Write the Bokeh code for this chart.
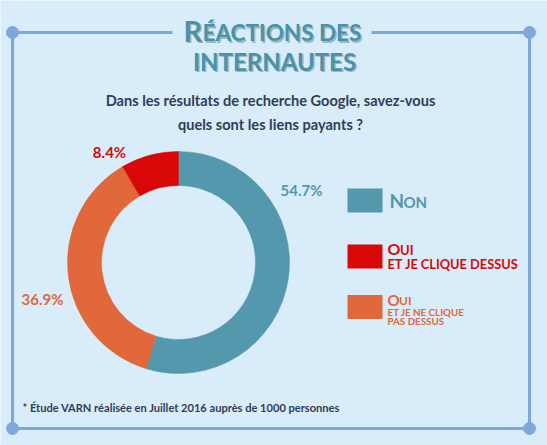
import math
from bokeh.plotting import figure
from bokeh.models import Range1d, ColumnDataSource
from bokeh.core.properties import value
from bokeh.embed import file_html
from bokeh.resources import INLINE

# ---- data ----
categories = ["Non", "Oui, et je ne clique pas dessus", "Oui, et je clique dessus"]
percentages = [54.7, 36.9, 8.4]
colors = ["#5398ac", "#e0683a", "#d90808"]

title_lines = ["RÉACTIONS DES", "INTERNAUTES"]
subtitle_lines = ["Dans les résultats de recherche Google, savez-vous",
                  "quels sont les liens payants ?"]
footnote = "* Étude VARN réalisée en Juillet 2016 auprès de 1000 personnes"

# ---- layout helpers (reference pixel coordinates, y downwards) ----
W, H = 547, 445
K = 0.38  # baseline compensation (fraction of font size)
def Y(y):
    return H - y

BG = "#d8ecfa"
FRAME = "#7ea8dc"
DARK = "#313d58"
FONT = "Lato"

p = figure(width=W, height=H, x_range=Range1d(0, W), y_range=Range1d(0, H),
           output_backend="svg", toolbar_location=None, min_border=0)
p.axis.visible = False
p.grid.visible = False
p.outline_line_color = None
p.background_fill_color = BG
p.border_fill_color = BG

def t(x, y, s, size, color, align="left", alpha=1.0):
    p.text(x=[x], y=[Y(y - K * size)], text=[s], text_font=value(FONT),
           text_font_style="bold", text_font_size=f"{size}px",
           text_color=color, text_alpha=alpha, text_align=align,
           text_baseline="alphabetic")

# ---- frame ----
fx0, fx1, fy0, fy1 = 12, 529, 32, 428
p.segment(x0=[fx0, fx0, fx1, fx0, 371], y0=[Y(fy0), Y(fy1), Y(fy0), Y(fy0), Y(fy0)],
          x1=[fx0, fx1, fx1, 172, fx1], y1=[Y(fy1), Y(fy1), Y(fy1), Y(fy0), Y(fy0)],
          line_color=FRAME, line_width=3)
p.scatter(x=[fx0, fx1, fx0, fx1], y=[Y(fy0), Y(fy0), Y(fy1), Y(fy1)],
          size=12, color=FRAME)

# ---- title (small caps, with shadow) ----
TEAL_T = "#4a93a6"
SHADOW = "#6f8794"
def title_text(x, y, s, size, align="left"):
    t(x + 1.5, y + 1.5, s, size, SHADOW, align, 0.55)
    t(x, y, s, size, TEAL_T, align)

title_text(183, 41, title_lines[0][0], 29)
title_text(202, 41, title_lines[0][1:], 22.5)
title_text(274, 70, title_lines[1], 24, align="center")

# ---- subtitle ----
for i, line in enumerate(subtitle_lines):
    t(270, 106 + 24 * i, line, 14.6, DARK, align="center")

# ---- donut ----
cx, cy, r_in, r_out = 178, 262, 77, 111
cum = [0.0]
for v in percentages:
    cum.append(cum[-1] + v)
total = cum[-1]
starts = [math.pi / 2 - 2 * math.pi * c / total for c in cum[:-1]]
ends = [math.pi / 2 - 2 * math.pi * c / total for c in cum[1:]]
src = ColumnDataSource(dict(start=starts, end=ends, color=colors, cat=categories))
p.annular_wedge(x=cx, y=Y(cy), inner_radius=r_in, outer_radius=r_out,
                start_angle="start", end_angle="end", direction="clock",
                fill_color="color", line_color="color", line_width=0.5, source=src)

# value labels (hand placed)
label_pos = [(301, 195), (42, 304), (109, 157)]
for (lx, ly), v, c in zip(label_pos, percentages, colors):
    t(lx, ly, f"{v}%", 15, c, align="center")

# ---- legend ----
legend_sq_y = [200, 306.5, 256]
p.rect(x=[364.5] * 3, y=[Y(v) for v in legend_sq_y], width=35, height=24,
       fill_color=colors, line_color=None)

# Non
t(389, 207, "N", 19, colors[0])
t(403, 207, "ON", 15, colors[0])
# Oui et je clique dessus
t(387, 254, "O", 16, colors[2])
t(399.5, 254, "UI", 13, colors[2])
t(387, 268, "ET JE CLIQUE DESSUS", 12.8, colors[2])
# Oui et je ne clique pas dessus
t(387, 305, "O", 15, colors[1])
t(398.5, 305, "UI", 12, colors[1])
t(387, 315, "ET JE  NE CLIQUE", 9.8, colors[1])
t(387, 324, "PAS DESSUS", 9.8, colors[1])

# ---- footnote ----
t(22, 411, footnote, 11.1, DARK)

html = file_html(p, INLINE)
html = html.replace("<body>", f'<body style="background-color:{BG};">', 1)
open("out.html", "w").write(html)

Exercise:
Copy the listing in full and without alteration, omitting every picture.

Exercise solution:
Write the Bokeh code for this chart.
import math
from bokeh.plotting import figure
from bokeh.models import Range1d, ColumnDataSource
from bokeh.core.properties import value
from bokeh.embed import file_html
from bokeh.resources import INLINE

# ---- data ----
categories = ["Non", "Oui, et je ne clique pas dessus", "Oui, et je clique dessus"]
percentages = [54.7, 36.9, 8.4]
colors = ["#5398ac", "#e0683a", "#d90808"]

title_lines = ["RÉACTIONS DES", "INTERNAUTES"]
subtitle_lines = ["Dans les résultats de recherche Google, savez-vous",
                  "quels sont les liens payants ?"]
footnote = "* Étude VARN réalisée en Juillet 2016 auprès de 1000 personnes"

# ---- layout helpers (reference pixel coordinates, y downwards) ----
W, H = 547, 445
K = 0.38  # baseline compensation (fraction of font size)
def Y(y):
    return H - y

BG = "#d8ecfa"
FRAME = "#7ea8dc"
DARK = "#313d58"
FONT = "Lato"

p = figure(width=W, height=H, x_range=Range1d(0, W), y_range=Range1d(0, H),
           output_backend="svg", toolbar_location=None, min_border=0)
p.axis.visible = False
p.grid.visible = False
p.outline_line_color = None
p.background_fill_color = BG
p.border_fill_color = BG

def t(x, y, s, size, color, align="left", alpha=1.0):
    p.text(x=[x], y=[Y(y - K * size)], text=[s], text_font=value(FONT),
           text_font_style="bold", text_font_size=f"{size}px",
           text_color=color, text_alpha=alpha, text_align=align,
           text_baseline="alphabetic")

# ---- frame ----
fx0, fx1, fy0, fy1 = 12, 529, 32, 428
p.segment(x0=[fx0, fx0, fx1, fx0, 371], y0=[Y(fy0), Y(fy1), Y(fy0), Y(fy0), Y(fy0)],
          x1=[fx0, fx1, fx1, 172, fx1], y1=[Y(fy1), Y(fy1), Y(fy1), Y(fy0), Y(fy0)],
          line_color=FRAME, line_width=3)
p.scatter(x=[fx0, fx1, fx0, fx1], y=[Y(fy0), Y(fy0), Y(fy1), Y(fy1)],
          size=12, color=FRAME)

# ---- title (small caps, with shadow) ----
TEAL_T = "#4a93a6"
SHADOW = "#6f8794"
def title_text(x, y, s, size, align="left"):
    t(x + 1.5, y + 1.5, s, size, SHADOW, align, 0.55)
    t(x, y, s, size, TEAL_T, align)

title_text(183, 41, title_lines[0][0], 29)
title_text(202, 41, title_lines[0][1:], 22.5)
title_text(274, 70, title_lines[1], 24, align="center")

# ---- subtitle ----
for i, line in enumerate(subtitle_lines):
    t(270, 106 + 24 * i, line, 14.6, DARK, align="center")

# ---- donut ----
cx, cy, r_in, r_out = 178, 262, 77, 111
cum = [0.0]
for v in percentages:
    cum.append(cum[-1] + v)
total = cum[-1]
starts = [math.pi / 2 - 2 * math.pi * c / total for c in cum[:-1]]
ends = [math.pi / 2 - 2 * math.pi * c / total for c in cum[1:]]
src = ColumnDataSource(dict(start=starts, end=ends, color=colors, cat=categories))
p.annular_wedge(x=cx, y=Y(cy), inner_radius=r_in, outer_radius=r_out,
                start_angle="start", end_angle="end", direction="clock",
                fill_color="color", line_color="color", line_width=0.5, source=src)

# value labels (hand placed)
label_pos = [(301, 195), (42, 304), (109, 157)]
for (lx, ly), v, c in zip(label_pos, percentages, colors):
    t(lx, ly, f"{v}%", 15, c, align="center")

# ---- legend ----
legend_sq_y = [200, 306.5, 256]
p.rect(x=[364.5] * 3, y=[Y(v) for v in legend_sq_y], width=35, height=24,
       fill_color=colors, line_color=None)

# Non
t(389, 207, "N", 19, colors[0])
t(403, 207, "ON", 15, colors[0])
# Oui et je clique dessus
t(387, 254, "O", 16, colors[2])
t(399.5, 254, "UI", 13, colors[2])
t(387, 268, "ET JE CLIQUE DESSUS", 12.8, colors[2])
# Oui et je ne clique pas dessus
t(387, 305, "O", 15, colors[1])
t(398.5, 305, "UI", 12, colors[1])
t(387, 315, "ET JE  NE CLIQUE", 9.8, colors[1])
t(387, 324, "PAS DESSUS", 9.8, colors[1])

# ---- footnote ----
t(22, 411, footnote, 11.1, DARK)

html = file_html(p, INLINE)
html = html.replace("<body>", f'<body style="background-color:{BG};">', 1)
open("out.html", "w").write(html)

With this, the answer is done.